Dari sedikit fakta diatas, maka sudah selayaknya peluang pembangunan bidang kemaritiman ditangkap oleh para stakeholders di Banten. Mengingat banyak sekali faktor faktor yang mendukung Banten sebagai salah satu daerah maritim disamping daerah maritim lainnya di Indonesia. Sudah saatnya fokus perhatian kita tidak sepenuhnya membangun kawasan darat, karena potensi sumberdaya di laut masih banyak yang belum digali. Sebagai contoh mengutip artikel dari Daryani El-tersanel yang berbunyi ”Menurut Ketua Umum Masyarakat Akuakultur Indonesia (MAI), Rohmin Dahuri, potensi hasil laut Indonesia itu 57,7 juta ton per tahun. Namun, baru tergarap 9 juta ton/tahun, di mana 5,7 juta tonnya berupa rumput laut. Sisanya, 3,3 juta ton/tahun berupa ikan dan lainnya. Selain itu, ada 1 juta ton/tahun ikan yang dicuri asing. Ini semua belum termasuk potensi kekayaan tambang di laut, seperti minyak, gas, dan lainnya, yang jumlahnya lebih besar ketimbang yang ada di daratan”. Artinya potensi berbagai sumberdaya di laut masing sangat menggiurkan untuk digarap oleh segenap anak bangsa Indonesia. Dan konon kabarnya di wilayah perairan banten banyak sekali ’spot spot’ ikan dengan jenis tertentu yang hanya hidup di perairan Banten tersebut.

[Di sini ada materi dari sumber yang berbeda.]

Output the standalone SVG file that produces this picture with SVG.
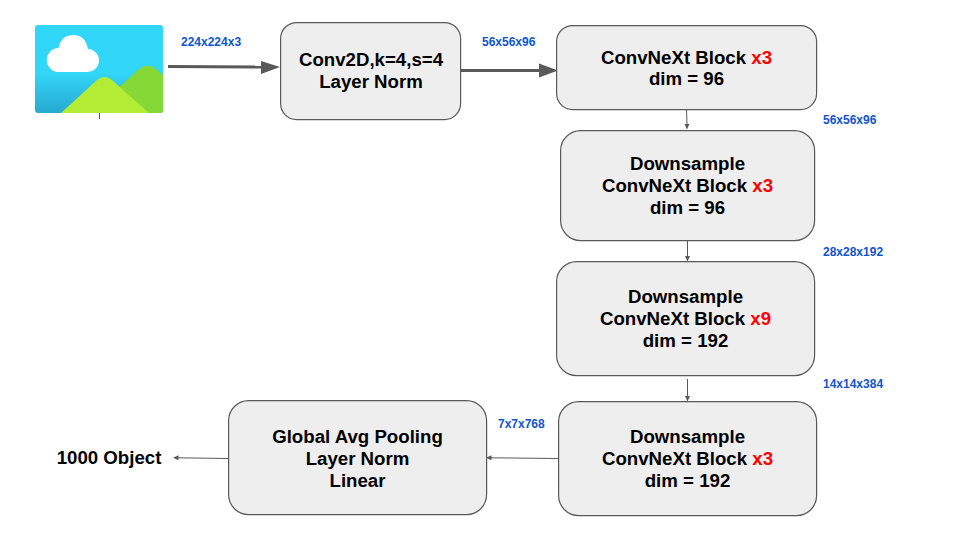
<svg xmlns="http://www.w3.org/2000/svg" width="960" height="540" viewBox="0 0 960 540">
<style>
.n{fill:#eeeeee;stroke:#595959;stroke-width:1.2}
.t{font-family:"Liberation Sans",Arial,sans-serif;font-weight:700;font-size:18.670px;fill:#000;text-anchor:middle}
.l{font-family:"Liberation Sans",Arial,sans-serif;font-weight:700;font-size:12px;fill:#1155cc}
.r{fill:#ff0000}
.c{fill:none;stroke:#595959}
</style>
<defs>
<linearGradient id="sky" x1="0" y1="0" x2="0" y2="1"><stop offset="0" stop-color="#32d6f8"/><stop offset="0.55" stop-color="#32d6f8"/><stop offset="1" stop-color="#27a9d0"/></linearGradient>
<clipPath id="pic"><rect x="35" y="25" width="128" height="88" rx="3"/></clipPath>
</defs>
<rect width="960" height="540" fill="#fff"/>
<g id="connectors">
<path class="c" stroke-width="1" d="M99.500 113V119"/>
<path class="c" stroke-width="3" d="M168 66.500L262 67"/><path fill="#595959" d="M261 61L280 67L261 74Z"/>
<path class="c" stroke-width="3" d="M461 70.500H540"/><path fill="#595959" d="M539 63.500L558 70.500L539 77.500Z"/>
<path class="c" d="M686.500 109L687 125"/><path fill="#595959" d="M684.500 124L689.500 124L687 129.500Z"/>
<path class="c" d="M687.500 240.500V256"/><path fill="#595959" d="M685 256L690 256L687.500 261.500Z"/>
<path class="c" d="M687.500 379V396"/><path fill="#595959" d="M685 396L690 396L687.500 401.500Z"/>
<path class="c" d="M558 458.500L491 457.800"/><path fill="#595959" d="M491.500 455.300L491.500 460.300L486 457.800Z"/>
<path class="c" d="M228 458.500L178 457.800"/><path fill="#595959" d="M178.500 455.300L178.500 460.300L173 457.800Z"/>
</g>
<g id="image-icon" clip-path="url(#pic)">
<rect x="35" y="25" width="128" height="88" fill="url(#sky)"/>
<path fill="#85d836" d="M105 100L138 70Q147 62 156 69L163 75V113H105Z"/>
<path fill="#b2ec35" d="M61 113L97 80Q104.500 74 112 80L149 113Z"/>
<path fill="#fff" d="M59 72A12 12 0 0 1 58.500 48Q61 35 74 35Q85 35 88 49A11.500 11.500 0 0 1 87 72Z"/>
</g>
<g id="stem">
<rect class="n" x="280.600" y="22.600" width="180" height="97" rx="16"/>
<text class="t" x="371" y="66">Conv2D,k=4,s=4</text>
<text class="t" x="371" y="88">Layer Norm</text>
</g>
<g id="block1">
<rect class="n" x="556.600" y="25.600" width="260" height="84" rx="16"/>
<text class="t" x="686.500" y="64">ConvNeXt Block <tspan class="r">x3</tspan></text>
<text class="t" x="686.500" y="85">dim = 96</text>
</g>
<g id="block2">
<rect class="n" x="560.600" y="130.600" width="254" height="110" rx="20"/>
<text class="t" x="687.500" y="170">Downsample</text>
<text class="t" x="687.500" y="192">ConvNeXt Block <tspan class="r">x3</tspan></text>
<text class="t" x="687.500" y="214">dim = 96</text>
</g>
<g id="block3">
<rect class="n" x="556.600" y="261.600" width="258" height="114" rx="20"/>
<text class="t" x="685.500" y="303">Downsample</text>
<text class="t" x="685.500" y="325">ConvNeXt Block <tspan class="r">x9</tspan></text>
<text class="t" x="685.500" y="347">dim = 192</text>
</g>
<g id="block4">
<rect class="n" x="558.600" y="401.600" width="258" height="114" rx="20"/>
<text class="t" x="687.500" y="443">Downsample</text>
<text class="t" x="687.500" y="465">ConvNeXt Block <tspan class="r">x3</tspan></text>
<text class="t" x="687.500" y="487">dim = 192</text>
</g>
<g id="head">
<rect class="n" x="228.600" y="400.600" width="258" height="114" rx="20"/>
<text class="t" x="357.500" y="443">Global Avg Pooling</text>
<text class="t" x="357.500" y="465">Layer Norm</text>
<text class="t" x="357.500" y="487">Linear</text>
</g>
<g id="output"><text class="t" x="109" y="464">1000 Object</text></g>
<g id="labels">
<text class="l" x="181" y="46">224x224x3</text>
<text class="l" x="482" y="46">56x56x96</text>
<text class="l" x="823" y="123.500">56x56x96</text>
<text class="l" x="823" y="256">28x28x192</text>
<text class="l" x="823" y="388">14x14x384</text>
<text class="l" x="498" y="428">7x7x768</text>
</g>
</svg>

Dan bila ’mencuri’ dengar dari salah seorang angggota tim perumus program pembangunan prioritas Jokowi-JK, maka akan dibangun sekitar 100 pusat aktifitas sebagai pendukung rencana poros maritim di seluruh Indonesia, dan Propinsi Banten termasuk salah satu diantaranya. Semoga rencana tersebut benar adanya, dan dibutuhkan langkah langkah proaktif dari jajaran pemerintahan propinsi banten, termasuk dukungan dari masyarakat terutama stake holder pembangunan kelautan.